AIM: Copy out each line exactly; pictures stay out of the copy.

STORED DATA:

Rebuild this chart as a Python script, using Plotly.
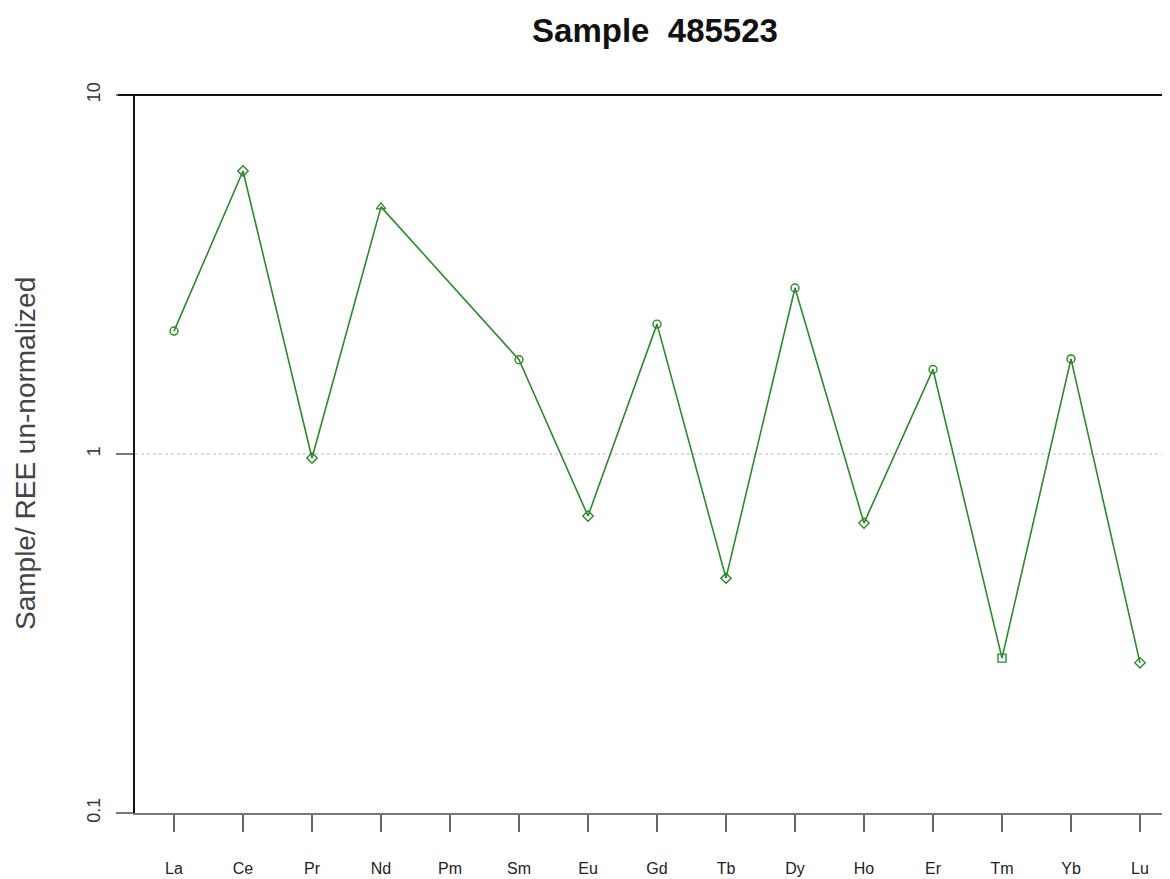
import plotly.graph_objects as go

elements = ["La", "Ce", "Pr", "Nd", "Pm", "Sm", "Eu", "Gd", "Tb", "Dy", "Ho", "Er", "Tm", "Yb", "Lu"]
values = [2.20, 6.14, 0.975, 4.88, None, 1.83, 0.672, 2.30, 0.451, 2.90, 0.642, 1.72, 0.270, 1.84, 0.262]
y_tick_vals = [0.1, 1, 10]
y_tick_text = ["0.1", "1", "10"]
ref_level = 1

symbols = ["circle-open", "diamond-open", "diamond-open", "triangle-up-open", "circle-open",
           "circle-open", "diamond-open", "circle-open", "diamond-open", "circle-open",
           "diamond-open", "circle-open", "square-open", "circle-open", "diamond-open"]

# page body adds an 8px offset; size the figure so it fills the window
W, H = 1162, 871
L, R, T, B = 127, 0, 87, 66
pw = W - L - R

xs = list(range(len(elements)))
px = [x for x, v in zip(xs, values) if v is not None]
pv = [v for v in values if v is not None]
ps = [s for s, v in zip(symbols, values) if v is not None]

fig = go.Figure()
fig.add_hline(y=ref_level, line=dict(color="#bbbbbb", width=1.2, dash="dot"), layer="below")
fig.add_trace(go.Scatter(
    x=px, y=pv, mode="lines+markers",
    line=dict(color="#2b8a2b", width=1.6),
    marker=dict(symbol=ps, size=8, color="#2b8a2b", line=dict(width=1.4, color="#2b8a2b")),
    showlegend=False, hoverinfo="skip",
))

fig.update_layout(
    width=W, height=H,
    margin=dict(l=L, r=R, t=T, b=B),
    paper_bgcolor="white", plot_bgcolor="white",
    font=dict(family="Liberation Sans, Arial, sans-serif", color="#222"),
    title=dict(text="<b>Sample  485523</b>", x=647 / W, xanchor="center",
               y=1 - 22 / H, yanchor="middle", font=dict(size=33, color="#111")),
    xaxis=dict(
        range=[-39 / 69, (pw - 39) / 69],
        tickmode="array", tickvals=xs, ticktext=elements,
        ticks="outside", ticklen=17, tickwidth=2, tickcolor="#666",
        showline=True, linecolor="#777", linewidth=2,
        showgrid=False, zeroline=False,
        tickfont=dict(size=16, color="#222"),
        ticklabelstandoff=23,
    ),
    yaxis=dict(
        type="log", range=[-1, 1],
        tickmode="array", tickvals=y_tick_vals, ticktext=y_tick_text,
        ticks="outside", ticklen=17, tickwidth=2, tickcolor="#777",
        tickangle=-90,
        showline=True, linecolor="#111", linewidth=2,
        showgrid=False, zeroline=False,
        tickfont=dict(size=18, color="#333"),
        ticklabelstandoff=9,
    ),
    annotations=[
        dict(text="Sample/ REE un-normalized", xref="paper", yref="paper",
             x=(17 - L) / pw, y=0.5, xanchor="center", yanchor="middle",
             textangle=-90, showarrow=False, font=dict(size=28, color="#444")),
    ],
)
fig.add_shape(type="line", xref="paper", yref="paper", x0=-17 / pw, x1=1, y0=1, y1=1,
              line=dict(color="#111", width=2))

fig.write_html("out.html")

FINAL RESULT:
Rebuild this chart as a Python script, using Plotly.
import plotly.graph_objects as go

elements = ["La", "Ce", "Pr", "Nd", "Pm", "Sm", "Eu", "Gd", "Tb", "Dy", "Ho", "Er", "Tm", "Yb", "Lu"]
values = [2.20, 6.14, 0.975, 4.88, None, 1.83, 0.672, 2.30, 0.451, 2.90, 0.642, 1.72, 0.270, 1.84, 0.262]
y_tick_vals = [0.1, 1, 10]
y_tick_text = ["0.1", "1", "10"]
ref_level = 1

symbols = ["circle-open", "diamond-open", "diamond-open", "triangle-up-open", "circle-open",
           "circle-open", "diamond-open", "circle-open", "diamond-open", "circle-open",
           "diamond-open", "circle-open", "square-open", "circle-open", "diamond-open"]

# page body adds an 8px offset; size the figure so it fills the window
W, H = 1162, 871
L, R, T, B = 127, 0, 87, 66
pw = W - L - R

xs = list(range(len(elements)))
px = [x for x, v in zip(xs, values) if v is not None]
pv = [v for v in values if v is not None]
ps = [s for s, v in zip(symbols, values) if v is not None]

fig = go.Figure()
fig.add_hline(y=ref_level, line=dict(color="#bbbbbb", width=1.2, dash="dot"), layer="below")
fig.add_trace(go.Scatter(
    x=px, y=pv, mode="lines+markers",
    line=dict(color="#2b8a2b", width=1.6),
    marker=dict(symbol=ps, size=8, color="#2b8a2b", line=dict(width=1.4, color="#2b8a2b")),
    showlegend=False, hoverinfo="skip",
))

fig.update_layout(
    width=W, height=H,
    margin=dict(l=L, r=R, t=T, b=B),
    paper_bgcolor="white", plot_bgcolor="white",
    font=dict(family="Liberation Sans, Arial, sans-serif", color="#222"),
    title=dict(text="<b>Sample  485523</b>", x=647 / W, xanchor="center",
               y=1 - 22 / H, yanchor="middle", font=dict(size=33, color="#111")),
    xaxis=dict(
        range=[-39 / 69, (pw - 39) / 69],
        tickmode="array", tickvals=xs, ticktext=elements,
        ticks="outside", ticklen=17, tickwidth=2, tickcolor="#666",
        showline=True, linecolor="#777", linewidth=2,
        showgrid=False, zeroline=False,
        tickfont=dict(size=16, color="#222"),
        ticklabelstandoff=23,
    ),
    yaxis=dict(
        type="log", range=[-1, 1],
        tickmode="array", tickvals=y_tick_vals, ticktext=y_tick_text,
        ticks="outside", ticklen=17, tickwidth=2, tickcolor="#777",
        tickangle=-90,
        showline=True, linecolor="#111", linewidth=2,
        showgrid=False, zeroline=False,
        tickfont=dict(size=18, color="#333"),
        ticklabelstandoff=9,
    ),
    annotations=[
        dict(text="Sample/ REE un-normalized", xref="paper", yref="paper",
             x=(17 - L) / pw, y=0.5, xanchor="center", yanchor="middle",
             textangle=-90, showarrow=False, font=dict(size=28, color="#444")),
    ],
)
fig.add_shape(type="line", xref="paper", yref="paper", x0=-17 / pw, x1=1, y0=1, y1=1,
              line=dict(color="#111", width=2))

fig.write_html("out.html")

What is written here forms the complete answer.